Mr FENTON (Maribyrnong) . - Sometimes gifts are made to churches and other public institutions by persons resident or travelling abroad; some lady may offer a gift to the church in which she was baptized or married, and such a gift should, in my opinion, be admitted free of duty. I recollect one such gift in connexion with which I had to decide against my own conviction. An organ which had been installed in the private residence of a citizen of the United Kingdom was, on his death, dismantled and sent out to Australia as a gift to an Anglican Church in Sydney. In accordance with the rules and regulations, customs duty had to be imposed, but I resolved that if I remained in the department such regulations would have to be amended in order to allow greater discretion in these matters.

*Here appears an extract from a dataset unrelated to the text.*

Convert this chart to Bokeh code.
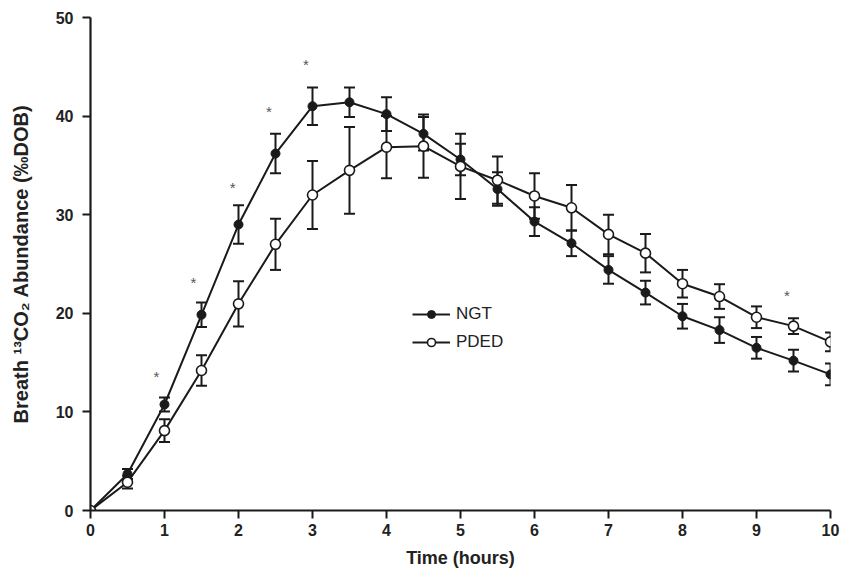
import numpy as np
from bokeh.plotting import figure
from bokeh.models import (ColumnDataSource, Whisker, TeeHead, Legend, LegendItem,
                          Range1d, FixedTicker)
from bokeh.core.properties import value
from bokeh.embed import file_html
from bokeh.resources import INLINE

hours = [0, 0.5, 1, 1.5, 2, 2.5, 3, 3.5, 4, 4.5, 5, 5.5, 6, 6.5, 7, 7.5, 8, 8.5, 9, 9.5, 10]
ngt = [0, 3.7, 10.75, 19.85, 29.0, 36.2, 41.0, 41.4, 40.2, 38.2, 35.6, 32.6, 29.3, 27.1,
       24.4, 22.1, 19.7, 18.3, 16.5, 15.2, 13.8]
ngt_err = [0, 0.5, 0.7, 1.25, 1.95, 2.0, 1.9, 1.5, 1.7, 1.7, 1.6, 1.7, 1.45, 1.3,
           1.4, 1.2, 1.25, 1.3, 1.1, 1.1, 1.1]
pded = [0, 2.87, 8.1, 14.2, 20.96, 27.0, 32.0, 34.5, 36.85, 36.95, 34.9, 33.5, 31.9, 30.7,
        28.0, 26.1, 23.0, 21.7, 19.6, 18.7, 17.1]
pded_err = [0, 0.65, 1.15, 1.55, 2.3, 2.6, 3.45, 4.4, 3.15, 3.2, 3.3, 2.4, 2.3, 2.3,
            2.0, 1.95, 1.4, 1.25, 1.1, 0.8, 0.95]

star_x = [0.89, 1.39, 1.92, 2.41, 2.91, 9.41]
star_y = [13.9, 23.4, 33.1, 40.8, 45.5, 22.1]

x_ticks = [0, 1, 2, 3, 4, 5, 6, 7, 8, 9, 10]
y_ticks = [0, 10, 20, 30, 40, 50]

x_title = "Time (hours)"
y_title = "Breath \u00b9\u00b3CO\u2082 Abundance (\u2030DOB)"
series_names = ["NGT", "PDED"]

FONT = "Liberation Sans"
INK = "#1a1a1a"

p = figure(width=840, height=572, output_backend="svg", toolbar_location=None,
           x_range=Range1d(0, 10), y_range=Range1d(0, 50),
           min_border_left=90, min_border_right=10, min_border_top=17, min_border_bottom=62)
p.outline_line_color = None
p.grid.visible = False
p.background_fill_color = "white"

for ax in (p.xaxis[0], p.yaxis[0]):
    ax.axis_line_width = 2.2
    ax.axis_line_color = INK
    ax.major_tick_line_width = 2
    ax.major_tick_line_color = INK
    ax.major_tick_out = 8
    ax.major_tick_in = 0
    ax.minor_tick_line_color = None
    ax.major_label_text_font = FONT
    ax.major_label_text_font_style = "bold"
    ax.major_label_text_font_size = "16px"
    ax.major_label_text_color = "#222222"
    ax.axis_label_text_font = FONT
    ax.axis_label_text_font_style = "bold"
    ax.axis_label_text_color = "#222222"

p.xaxis.ticker = FixedTicker(ticks=x_ticks)
p.yaxis.ticker = FixedTicker(ticks=y_ticks)
p.xaxis.major_label_standoff = 5
p.yaxis.major_label_standoff = 9

p.xaxis.axis_label = x_title
p.xaxis.axis_label_text_font_size = "18px"
p.xaxis.axis_label_standoff = 9

p.yaxis.axis_label = y_title
p.yaxis.axis_label_text_font_size = "20px"
p.yaxis.axis_label_standoff = 21

src = ColumnDataSource(dict(
    t=hours, ngt=ngt, pded=pded,
    ngt_up=[v + e for v, e in zip(ngt, ngt_err)], ngt_lo=[v - e for v, e in zip(ngt, ngt_err)],
    pded_up=[v + e for v, e in zip(pded, pded_err)], pded_lo=[v - e for v, e in zip(pded, pded_err)],
))

for up, lo in (("ngt_up", "ngt_lo"), ("pded_up", "pded_lo")):
    w = Whisker(source=src, base="t", upper=up, lower=lo, dimension="height",
                line_color=INK, line_width=2, level="underlay",
                upper_head=TeeHead(size=11, line_width=2, line_color=INK),
                lower_head=TeeHead(size=11, line_width=2, line_color=INK))
    p.add_layout(w)

l1 = p.line("t", "ngt", source=src, line_color=INK, line_width=2)
l2 = p.line("t", "pded", source=src, line_color=INK, line_width=2)
s1 = p.scatter("t", "ngt", source=src, size=9, fill_color=INK, line_color=INK, line_width=1)
s2 = p.scatter("t", "pded", source=src, size=10, fill_color="white", line_color=INK, line_width=1.6)

star_src = ColumnDataSource(dict(x=star_x, y=star_y, s=["*"] * len(star_x)))
p.text("x", "y", text="s", source=star_src, text_font=value(FONT), text_font_size="15px",
       text_color="#555555", text_align="center", text_baseline="middle", y_offset=3)

legend = Legend(items=[LegendItem(label=series_names[0], renderers=[l1, s1]),
                       LegendItem(label=series_names[1], renderers=[l2, s2])],
                location=(322, 158), padding=0, margin=0, spacing=8,
                glyph_width=38, glyph_height=20, label_height=20, label_standoff=6,
                label_text_font=FONT, label_text_font_size="17px", label_text_color="#222222",
                border_line_color=None, background_fill_alpha=0)
p.add_layout(legend)

open("out.html", "w").write(file_html(p, INLINE))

Another gift to a church in Perth came under my notice, but I was able to regard that as a work of art, and admit it without payment of duty. The honorable member for Brisbane has stated that after much trouble a silver cross presented to a church in Brisbane was admitted duty free. It is time that we came to a commonsense decision in regard to these matters. Churches are not engaged in competitive trading, and gifts of the character I have mentioned are not imported for pro.fi t. No doubt there are some people connected with churches who, if allowed a foot, would take a yard, but, generally speaking, the regulations should be liberally interpreted in relation to presentation goods for churches and other public institutions. I urge the Minister to give consideration to this matter; if he cannot make the necessary amendment in this bill I hope that he will propose it in another. Such an alteration would not involve any loss to Australian trade or interfere with the employment of our workmen. I endorse the Minister's denial of the statement that the admission of goods under regulations is decided by junior officers. Such matters are controlled by the senior officers, and I make bold to say that no department of the Commonwealth Service has such n highly-qualified staff as has the Customs Department. The responsible officers are quite capable of giving unbiased decisions in regard to important matters. Some wrong precedents may have been established, but I am not wedded to precedents, and 1 believe that the regulations should be relaxed or made more flexible in order to permit of the commonsense treatment of gifts from abroad.


Mr Eldridge - Will the Minister promise to give careful consideration to the suggestions that have been made regarding the admission of works of art duty free?